« Dieu bénisse le Canada »

Il y quelques semaines, j’entendais le premier ministre du Canada terminer son discours par un « Dieu bénisse le Canada », formule commune à nos voisins du sud (remplacer Canada par United States), mais relativement peu utilisée dans notre pays. Suite aux efforts déployés en 2013 au Québec pour affirmer dans une loi la laïcité de l’État, ce genre de déclaration fait frémir. Voici pourquoi.

Tout d’abord, il convient de mentionner que j’ai soumis l’an dernier un mémoire à la Commission des institutions dans le cadre de ce fameux projet de loi 60 (Charte affirmant les valeurs de laïcité…), ce qui m’a permis d’organiser certaines idées par rapport à la laïcité de l’État. Ce mémoire, en plus de commenter sur le bien-fondé des articles de loi proposés, soulevait une question qui, à mon avis, n’avait pas été suffisamment exprimée dans le projet de loi: l’objectivité et la rationalité de l’État.
Voici un extrait du mémoire à ce sujet:

L’auteur est d’avis que l’objectivité et la rationalité de l’État sont des éléments essentiels qui devraient être rappelés dans une loi affirmant la laïcité et la neutralité religieuse de l’État. Sur ce point, les États laïques diffèrent souvent des religions de façon significative. Nous parlons ici d’une conception de la réalité et de la façon de penser à propos de cette réalité. L’histoire sacrée et l’orthodoxie associée à certaines religions demandent d’accepter d’emblée, en l’absence d’évidence, certaines vérités concernant la réalité dans laquelle nous vivons. Ces vérités sont souvent des éléments irrationnels, parfois réputés d’origine divine, qu’on ne peut expliquer par la raison. 

Il arrive que ces vérités se heurtent aux théories modernes et acceptées de la science et de l’histoire, ce qui donne lieu à des débats intéressants, non seulement parmi la population, mais aussi au niveau politique. Aux États‐Unis, plusieurs politiciens n’hésitent pas à soulever ce genre d’argument religieux dans les débats concernant ce qu’il convient de faire, ou ce qu’il convient d’enseigner dans les écoles : l’évolution versus le créationnisme, l’âge de la Terre (quelques milliers d’années ou quelques milliards ?), le réchauffement climatique (l’homme doit‐il s’en remettre à un dieu qui les protège pour régler ce problème ou doit‐il prendre l’initiative ?).

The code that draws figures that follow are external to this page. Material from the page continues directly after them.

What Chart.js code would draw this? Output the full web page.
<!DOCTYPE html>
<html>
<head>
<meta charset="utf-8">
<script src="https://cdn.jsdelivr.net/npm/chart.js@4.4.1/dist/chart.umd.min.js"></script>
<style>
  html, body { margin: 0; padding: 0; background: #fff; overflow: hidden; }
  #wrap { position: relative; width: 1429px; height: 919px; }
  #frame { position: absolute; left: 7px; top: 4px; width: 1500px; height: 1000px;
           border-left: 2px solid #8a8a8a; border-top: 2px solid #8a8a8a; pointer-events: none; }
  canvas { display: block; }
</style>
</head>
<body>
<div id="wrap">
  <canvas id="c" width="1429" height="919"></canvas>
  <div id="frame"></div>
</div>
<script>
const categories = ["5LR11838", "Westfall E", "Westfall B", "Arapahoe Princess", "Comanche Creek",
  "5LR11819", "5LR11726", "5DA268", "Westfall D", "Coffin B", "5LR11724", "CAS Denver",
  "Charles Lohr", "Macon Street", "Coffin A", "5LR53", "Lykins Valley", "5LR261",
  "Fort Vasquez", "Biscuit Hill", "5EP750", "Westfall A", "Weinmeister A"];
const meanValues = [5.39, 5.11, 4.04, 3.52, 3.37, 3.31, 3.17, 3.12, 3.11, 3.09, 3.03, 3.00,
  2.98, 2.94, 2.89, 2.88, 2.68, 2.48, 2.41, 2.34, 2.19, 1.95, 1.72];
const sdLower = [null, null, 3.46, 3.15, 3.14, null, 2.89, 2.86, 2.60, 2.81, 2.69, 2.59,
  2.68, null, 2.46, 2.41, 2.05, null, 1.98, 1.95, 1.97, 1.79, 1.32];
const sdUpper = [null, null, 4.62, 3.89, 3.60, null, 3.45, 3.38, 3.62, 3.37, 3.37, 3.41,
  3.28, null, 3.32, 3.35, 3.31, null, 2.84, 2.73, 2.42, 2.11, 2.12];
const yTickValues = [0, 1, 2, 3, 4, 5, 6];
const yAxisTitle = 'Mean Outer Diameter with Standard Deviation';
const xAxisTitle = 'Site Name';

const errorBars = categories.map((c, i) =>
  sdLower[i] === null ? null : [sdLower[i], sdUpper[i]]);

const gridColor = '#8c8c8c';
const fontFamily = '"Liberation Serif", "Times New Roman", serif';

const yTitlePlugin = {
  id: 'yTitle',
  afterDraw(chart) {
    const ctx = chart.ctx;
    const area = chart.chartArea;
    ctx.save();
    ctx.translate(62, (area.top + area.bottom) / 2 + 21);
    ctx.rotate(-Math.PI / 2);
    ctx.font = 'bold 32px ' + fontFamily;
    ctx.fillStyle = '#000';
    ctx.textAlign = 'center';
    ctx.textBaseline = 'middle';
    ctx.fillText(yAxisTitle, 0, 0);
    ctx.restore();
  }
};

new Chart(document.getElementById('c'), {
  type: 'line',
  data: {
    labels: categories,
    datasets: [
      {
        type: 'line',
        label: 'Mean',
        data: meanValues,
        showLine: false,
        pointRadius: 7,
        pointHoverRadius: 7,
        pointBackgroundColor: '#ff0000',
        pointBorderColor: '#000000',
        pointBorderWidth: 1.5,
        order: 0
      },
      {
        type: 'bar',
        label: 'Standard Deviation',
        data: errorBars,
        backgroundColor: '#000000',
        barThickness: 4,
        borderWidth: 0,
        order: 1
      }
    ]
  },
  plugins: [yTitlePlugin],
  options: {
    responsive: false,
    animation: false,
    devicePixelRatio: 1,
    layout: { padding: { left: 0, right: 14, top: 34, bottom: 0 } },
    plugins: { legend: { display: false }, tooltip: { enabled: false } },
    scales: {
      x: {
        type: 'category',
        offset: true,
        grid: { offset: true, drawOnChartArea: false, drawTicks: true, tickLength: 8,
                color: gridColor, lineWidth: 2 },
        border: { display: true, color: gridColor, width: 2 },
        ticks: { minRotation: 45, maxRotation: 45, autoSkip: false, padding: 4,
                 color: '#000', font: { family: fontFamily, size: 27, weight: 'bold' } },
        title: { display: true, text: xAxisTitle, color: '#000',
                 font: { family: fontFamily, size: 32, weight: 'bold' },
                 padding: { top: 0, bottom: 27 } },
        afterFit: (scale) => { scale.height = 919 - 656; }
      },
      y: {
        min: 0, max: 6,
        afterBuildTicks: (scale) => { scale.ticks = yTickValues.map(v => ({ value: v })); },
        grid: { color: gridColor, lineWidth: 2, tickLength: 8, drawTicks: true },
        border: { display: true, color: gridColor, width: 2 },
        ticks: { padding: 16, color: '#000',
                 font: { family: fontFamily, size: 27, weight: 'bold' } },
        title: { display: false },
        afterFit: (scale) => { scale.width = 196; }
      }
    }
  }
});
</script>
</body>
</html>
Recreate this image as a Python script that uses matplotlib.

Il est extrêmement important que l’État et ses représentants ne dérapent pas dans l’interprétation de la réalité. L’État ne doit fonder ses interventions que sur une réalité scientifique, c’est à dire une réalité découlant de l’observation et de l’expérimentation, tout en faisant preuve aussi de compassion et d’un sens moral bénéfique pour la population. Cette réalité n’est pas absolue. Elle évoluera à mesure de l’évolution de nos connaissances. Bref, l’État doit être athée. Cela ne signifie pas que les personnes oeuvrant au sein de l’État doivent l’être. L’individu doit toujours demeurer libre de ses pensées et peut toujours exprimer ses croyances, mais pas lorsqu’il s’exprime au nom de l’État (ou qu’il semble s’exprimer au nom de l’État).

L’État laïque neutre, ni athée ni ne favorisant une religion en particulier, est impossible à gérer. C’est une tentative de protéger la chèvre et le chou, le crucifix et l’absence de symboles. L’État doit protéger (et baliser) la libre expression de tous, mais doit être absolument athée dans son fonctionnement et ses interventions. « Dieu bénisse le Canada » n’a aucune place dans un état laïque.

J’irais même plus loin. Dans un monde où les jeunes sont parfois attirés par des discours religieux intégristes, avec des conséquences parfois néfastes, il est dangereux pour les états dit laïques, d’une part de laisser poindre leur accord tacite pour certaines interprétations religieuses de la réalité (la marque d’un état « neutre »), et d’autre part de pourfendre d’autres interprétations jugées inacceptables. Dans les deux cas, il n’existe aucun fondement rationnel pour l’interprétation en question. Préférer une interprétation à l’autre (Qui dit vrai?) devient un débat religieux. Cautionner une interprétation irrationnelle de la réalité, même bénigne en regard des conséquences, ouvre donc la porte à toutes sortes d’interprétations, dont certaines peuvent résulter en des problèmes graves dans la société. Au contraire, l’État devrait activement promouvoir une interprétation de la réalité fondée sur des critères rationnels et scientifiques (via l’éducation, des campagnes publicitaires, etc.), quitte à parfois s’attirer les foudres de certaines autorités religieuses. Ceci ne constitue pas un manque de respect envers les individus, qui peuvent toujours continuer de promouvoir leurs idées en toute liberté, mais qui ne devraient pas s’offusquer devant l’expression d’idées différentes par l’État.